Important aspects include:

• Robustness – the inherent strength, or resistance, to external damage without degradation or loss of functionality;

• Redundancy – system priorities that allow for alternative options, choices, and substitutions under stress;

• Resourcefulness – the capacity to mobilise needed resources and services in emergencies;

• Adaptability and Ability to Recover quickly – the speed with which disruption can be overcome and safety and services restored (Bruneau et al. 2003).

Resilience can therefore be considered as follows: “Resilience is the ability to repel, prepare for, take into account, absorb, recover from and adapt ever more successfully to actual or potential adverse events.
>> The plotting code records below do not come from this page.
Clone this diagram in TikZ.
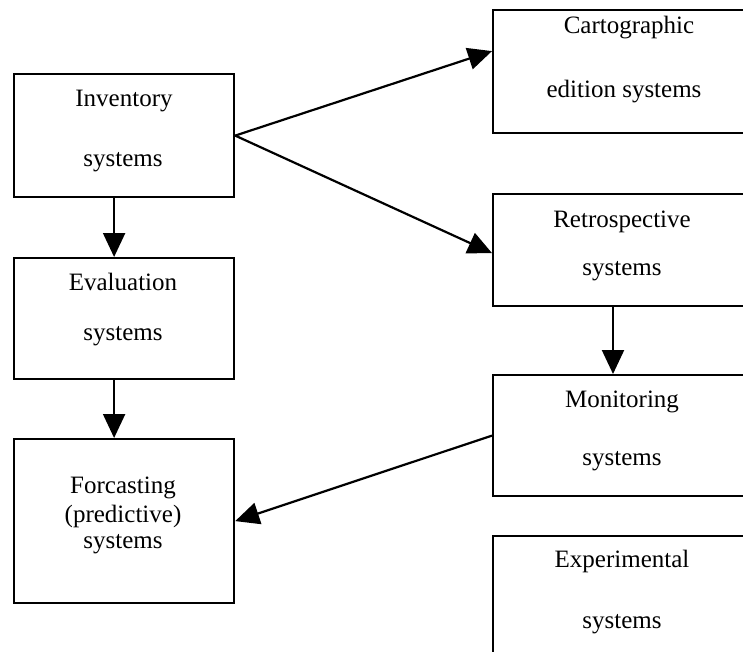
\documentclass[tikz,border=0pt]{standalone}
\usepackage{fontspec}
\setmainfont{Liberation Serif}
\usetikzlibrary{arrows.meta,calc}
\begin{document}
\begin{tikzpicture}[x=1pt,y=-1pt,
  box/.style={draw,line width=2.2pt,rectangle,inner sep=0pt,anchor=north west},
  lbl/.style={anchor=base,inner sep=0pt,font=\fontsize{25}{28}\selectfont},
  conn/.style={line width=2.2pt,-{Triangle[length=24pt,width=22pt]}}]
\useasboundingbox (0,0) rectangle (743,652);
\clip (0,0) rectangle (743,652);
% boxes
\node[box,minimum width=220pt,minimum height=123pt] (inv) at (13,73) {};
\node[box,minimum width=220pt,minimum height=121pt] (eval) at (13,257) {};
\node[box,minimum width=220pt,minimum height=164pt] (fore) at (13,438) {};
\node[box,minimum width=290pt,minimum height=123pt] (cart) at (492,9) {};
\node[box,minimum width=290pt,minimum height=112pt] (retro) at (492,193) {};
\node[box,minimum width=290pt,minimum height=121pt] (mon) at (492,374) {};
\node[box,minimum width=290pt,minimum height=150pt] (exp) at (492,535) {};
% labels
\node[lbl] (inv1) at (124,107) {Inventory};
\node[lbl] (inv2) at (123,167) {systems};
\node[lbl] (eval1) at (123,290) {Evaluation};
\node[lbl] (eval2) at (123,340) {systems};
\node[lbl] (fore1) at (123,493) {Forcasting};
\node[lbl] (fore2) at (123,522) {(predictive)};
\node[lbl] (fore3) at (123,548) {systems};
\node[lbl] (cart1) at (629,34) {Cartographic};
\node[lbl] (cart2) at (624,98) {edition systems};
\node[lbl] (retro1) at (622,227) {Retrospective};
\node[lbl] (retro2) at (622,275) {systems};
\node[lbl] (mon1) at (622,407) {Monitoring};
\node[lbl] (mon2) at (622,465) {systems};
\node[lbl] (exp1) at (622,567) {Experimental};
\node[lbl] (exp2) at (622,628) {systems};
% connectors
\draw[conn] (inv.east) -- ([yshift=20.5pt]cart.west);
\draw[conn] (inv.east) -- ([yshift=-3pt]retro.west);
\draw[conn] ([xshift=-10pt]inv.south) -- ([xshift=-10pt]eval.north);
\draw[conn] ([xshift=-10pt]eval.south) -- ([xshift=-10pt]fore.north);
\draw[conn] ([xshift=121pt]retro.south west) -- ([xshift=121pt]mon.north west);
\draw[conn] (mon.west) -- (fore.east);
\end{tikzpicture}
\end{document}
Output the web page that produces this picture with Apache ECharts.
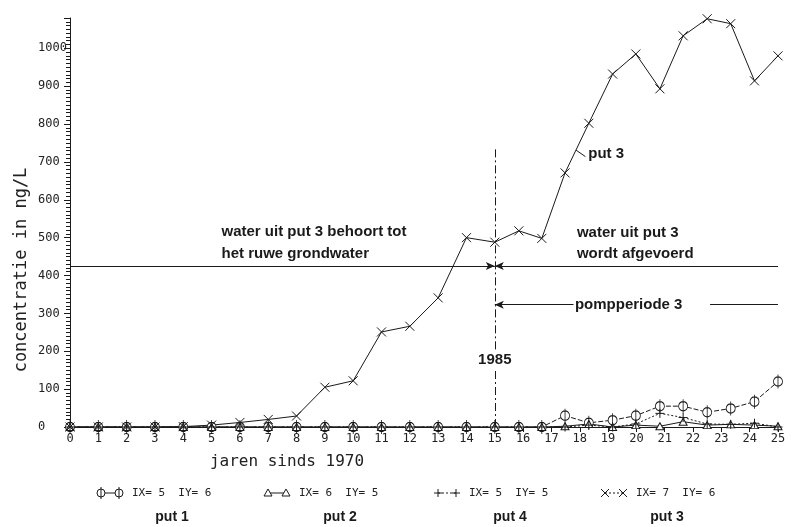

Those events are either catastrophes or processes of change with catastrophic outcome which can have human, technical or natural causes” (Scharte et al., 2014).

Increasing the resilience of an infrastructure network requires:

• to better predict the intensity and frequency of the actions to which the infrastructure network can be subjected, be it “climate” actions (wind, snow, flood, ground movements…) or traffic loads (increase in road traffic, passage of truck convoys, increase of weight);

• to evaluate at best the resistance of the structures under the effect of these actions, considering the aging of the materials constituting these structures;

• strengthen surveillance and possibly use real-time instrumentation of the most vulnerable infrastructure to detect any major failure in time;

• prioritize maintenance and reinforcement work by using the most relevant technical solutions to optimize short- and medium-term expenses.

Facing a critical event or a modification of its environment, a resilient infrastructure system will have to resist the crisis, to absorb the constraints and recover while diminishing its inherent vulnerability. Resilience should therefore be seen as holistic combining the robustness at both the infrastructure and organisational level.